* [RECORDED DATA]:
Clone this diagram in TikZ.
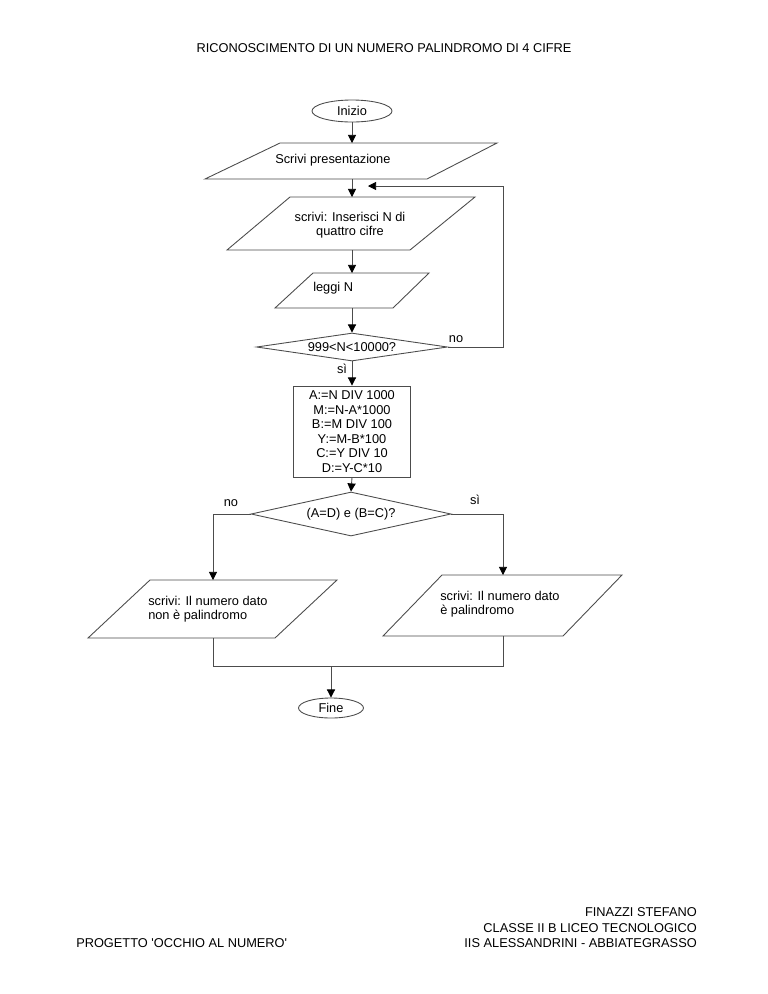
\documentclass[tikz,border=0pt]{standalone}
\usepackage{fontspec}
\setmainfont{Liberation Sans}
\usetikzlibrary{shapes.geometric,arrows.meta}
\begin{document}
\begin{tikzpicture}[x=0.797pt,y=-0.797pt,
  ln/.style={draw=black!70, line width=0.7pt},
  arr/.style={ln, -{Triangle[length=6.5pt,width=6.5pt,color=black]}},
  txt/.style={font=\fontsize{10.2}{11.6}\selectfont, inner sep=0pt},
  term/.style={ln, ellipse, txt},
  dec/.style={ln, diamond, txt},
  shp/.style={ln, fill=white}]
\useasboundingbox (0,0) rectangle (768,994);
% title
\node[txt] (title) at (384,48) {RICONOSCIMENTO DI UN NUMERO PALINDROMO DI 4 CIFRE};
% start
\node[term, minimum width={80*0.797pt}, minimum height={22*0.797pt}] (inizio) at (352,111) {Inizio};
% parallelogram 1
\draw[shp] (280,143) -- (497,143) -- (427,179) -- (205,179) -- cycle;
\coordinate (p1t) at (352,143); \coordinate (p1b) at (352,179);
\node[txt, anchor=west] (p1txt) at (275,160) {Scrivi presentazione};
% parallelogram 2
\draw[shp] (290,197) -- (475,197) -- (410,250) -- (227,250) -- cycle;
\coordinate (p2t) at (352,197); \coordinate (p2b) at (352,250);
\node[txt, align=center] (p2txt) at (350,225) {scrivi: Inserisci N di\\quattro cifre};
% parallelogram 3
\draw[shp] (313,273) -- (429,273) -- (393,308) -- (275,308) -- cycle;
\coordinate (p3t) at (352,273); \coordinate (p3b) at (352,308);
\node[txt, anchor=west] (p3txt) at (313,288) {leggi N};
% decision 1
\node[dec, aspect=6.8, minimum width={191*0.797pt}, minimum height={28*0.797pt}] (d1) at (352,347) {999<N<10000?};
% process box
\node[ln, rectangle, txt, align=center, minimum width={117*0.797pt}, minimum height={91*0.797pt}] (proc) at (352,431.5)
  {A:=N DIV 1000\\M:=N-A*1000\\B:=M DIV 100\\Y:=M-B*100\\C:=Y DIV 10\\D:=Y-C*10};
% decision 2
\node[dec, aspect=4.5, minimum width={200*0.797pt}, minimum height={44*0.797pt}] (d2) at (351,514) {\raisebox{2pt}{(A=D) e (B=C)?}};
% parallelogram 4 (left)
\draw[shp] (150,580) -- (337,580) -- (275,638) -- (88,638) -- cycle;
\coordinate (p4t) at (213,580); \coordinate (p4b) at (213,638);
\node[txt, anchor=west, align=left] (p4txt) at (148,609) {scrivi: Il numero dato\\non è palindromo};
% parallelogram 5 (right)
\draw[shp] (442,575) -- (622,575) -- (563,636) -- (383,636) -- cycle;
\coordinate (p5t) at (503,575); \coordinate (p5b) at (503,636);
\node[txt, anchor=west, align=left] (p5txt) at (440,604) {scrivi: Il numero dato\\è palindromo};
% end
\node[term, minimum width={65*0.797pt}, minimum height={20*0.797pt}] (fine) at (331,708) {Fine};
% coordinates
\coordinate (fb) at (368,186); \coordinate (fbr) at (503,186);
\coordinate (jl) at (213,666); \coordinate (jr) at (503,666); \coordinate (jm) at (331,666);
% connectors
\draw[arr] (inizio.south) -- (p1t);
\draw[arr] (p1b) -- (p2t);
\draw[arr] (p2b) -- (p3t);
\draw[arr] (p3b) -- (d1.north);
\draw[arr] (d1.east) -| (fbr) -- (fb);
\draw[arr] (d1.south) -- (proc.north);
\draw[arr] (proc.south) -- (d2.north);
\draw[arr] (d2.west) -| (p4t);
\draw[arr] (d2.east) -| (p5t);
\draw[ln] (p4b) -- (jl) -- (jr) -- (p5b);
\draw[arr] (jm) -- (fine.north);
% labels
\node[txt] (l1) at (456,339) {no};
\node[txt] (l2) at (342,369) {sì};
\node[txt] (l3) at (231,503) {no};
\node[txt] (l4) at (475,500) {sì};
% footer
\node[txt, anchor=west] (f1) at (76,943) {PROGETTO \textquotesingle OCCHIO AL NUMERO\textquotesingle};
\node[txt, anchor=east] (f2) at (697,912) {FINAZZI STEFANO};
\node[txt, anchor=east] (f3) at (697,928) {CLASSE II B LICEO TECNOLOGICO};
\node[txt, anchor=east] (f4) at (697,943) {IIS ALESSANDRINI - ABBIATEGRASSO};
\end{tikzpicture}
\end{document}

* [WRITTEN EXERCISE]: Without the pictures, write out all of the material exactly.

* [RESPONSE TO THIS EXERCISE]:
Clone this diagram in TikZ.
\documentclass[tikz,border=0pt]{standalone}
\usepackage{fontspec}
\setmainfont{Liberation Sans}
\usetikzlibrary{shapes.geometric,arrows.meta}
\begin{document}
\begin{tikzpicture}[x=0.797pt,y=-0.797pt,
  ln/.style={draw=black!70, line width=0.7pt},
  arr/.style={ln, -{Triangle[length=6.5pt,width=6.5pt,color=black]}},
  txt/.style={font=\fontsize{10.2}{11.6}\selectfont, inner sep=0pt},
  term/.style={ln, ellipse, txt},
  dec/.style={ln, diamond, txt},
  shp/.style={ln, fill=white}]
\useasboundingbox (0,0) rectangle (768,994);
% title
\node[txt] (title) at (384,48) {RICONOSCIMENTO DI UN NUMERO PALINDROMO DI 4 CIFRE};
% start
\node[term, minimum width={80*0.797pt}, minimum height={22*0.797pt}] (inizio) at (352,111) {Inizio};
% parallelogram 1
\draw[shp] (280,143) -- (497,143) -- (427,179) -- (205,179) -- cycle;
\coordinate (p1t) at (352,143); \coordinate (p1b) at (352,179);
\node[txt, anchor=west] (p1txt) at (275,160) {Scrivi presentazione};
% parallelogram 2
\draw[shp] (290,197) -- (475,197) -- (410,250) -- (227,250) -- cycle;
\coordinate (p2t) at (352,197); \coordinate (p2b) at (352,250);
\node[txt, align=center] (p2txt) at (350,225) {scrivi: Inserisci N di\\quattro cifre};
% parallelogram 3
\draw[shp] (313,273) -- (429,273) -- (393,308) -- (275,308) -- cycle;
\coordinate (p3t) at (352,273); \coordinate (p3b) at (352,308);
\node[txt, anchor=west] (p3txt) at (313,288) {leggi N};
% decision 1
\node[dec, aspect=6.8, minimum width={191*0.797pt}, minimum height={28*0.797pt}] (d1) at (352,347) {999<N<10000?};
% process box
\node[ln, rectangle, txt, align=center, minimum width={117*0.797pt}, minimum height={91*0.797pt}] (proc) at (352,431.5)
  {A:=N DIV 1000\\M:=N-A*1000\\B:=M DIV 100\\Y:=M-B*100\\C:=Y DIV 10\\D:=Y-C*10};
% decision 2
\node[dec, aspect=4.5, minimum width={200*0.797pt}, minimum height={44*0.797pt}] (d2) at (351,514) {\raisebox{2pt}{(A=D) e (B=C)?}};
% parallelogram 4 (left)
\draw[shp] (150,580) -- (337,580) -- (275,638) -- (88,638) -- cycle;
\coordinate (p4t) at (213,580); \coordinate (p4b) at (213,638);
\node[txt, anchor=west, align=left] (p4txt) at (148,609) {scrivi: Il numero dato\\non è palindromo};
% parallelogram 5 (right)
\draw[shp] (442,575) -- (622,575) -- (563,636) -- (383,636) -- cycle;
\coordinate (p5t) at (503,575); \coordinate (p5b) at (503,636);
\node[txt, anchor=west, align=left] (p5txt) at (440,604) {scrivi: Il numero dato\\è palindromo};
% end
\node[term, minimum width={65*0.797pt}, minimum height={20*0.797pt}] (fine) at (331,708) {Fine};
% coordinates
\coordinate (fb) at (368,186); \coordinate (fbr) at (503,186);
\coordinate (jl) at (213,666); \coordinate (jr) at (503,666); \coordinate (jm) at (331,666);
% connectors
\draw[arr] (inizio.south) -- (p1t);
\draw[arr] (p1b) -- (p2t);
\draw[arr] (p2b) -- (p3t);
\draw[arr] (p3b) -- (d1.north);
\draw[arr] (d1.east) -| (fbr) -- (fb);
\draw[arr] (d1.south) -- (proc.north);
\draw[arr] (proc.south) -- (d2.north);
\draw[arr] (d2.west) -| (p4t);
\draw[arr] (d2.east) -| (p5t);
\draw[ln] (p4b) -- (jl) -- (jr) -- (p5b);
\draw[arr] (jm) -- (fine.north);
% labels
\node[txt] (l1) at (456,339) {no};
\node[txt] (l2) at (342,369) {sì};
\node[txt] (l3) at (231,503) {no};
\node[txt] (l4) at (475,500) {sì};
% footer
\node[txt, anchor=west] (f1) at (76,943) {PROGETTO \textquotesingle OCCHIO AL NUMERO\textquotesingle};
\node[txt, anchor=east] (f2) at (697,912) {FINAZZI STEFANO};
\node[txt, anchor=east] (f3) at (697,928) {CLASSE II B LICEO TECNOLOGICO};
\node[txt, anchor=east] (f4) at (697,943) {IIS ALESSANDRINI - ABBIATEGRASSO};
\end{tikzpicture}
\end{document}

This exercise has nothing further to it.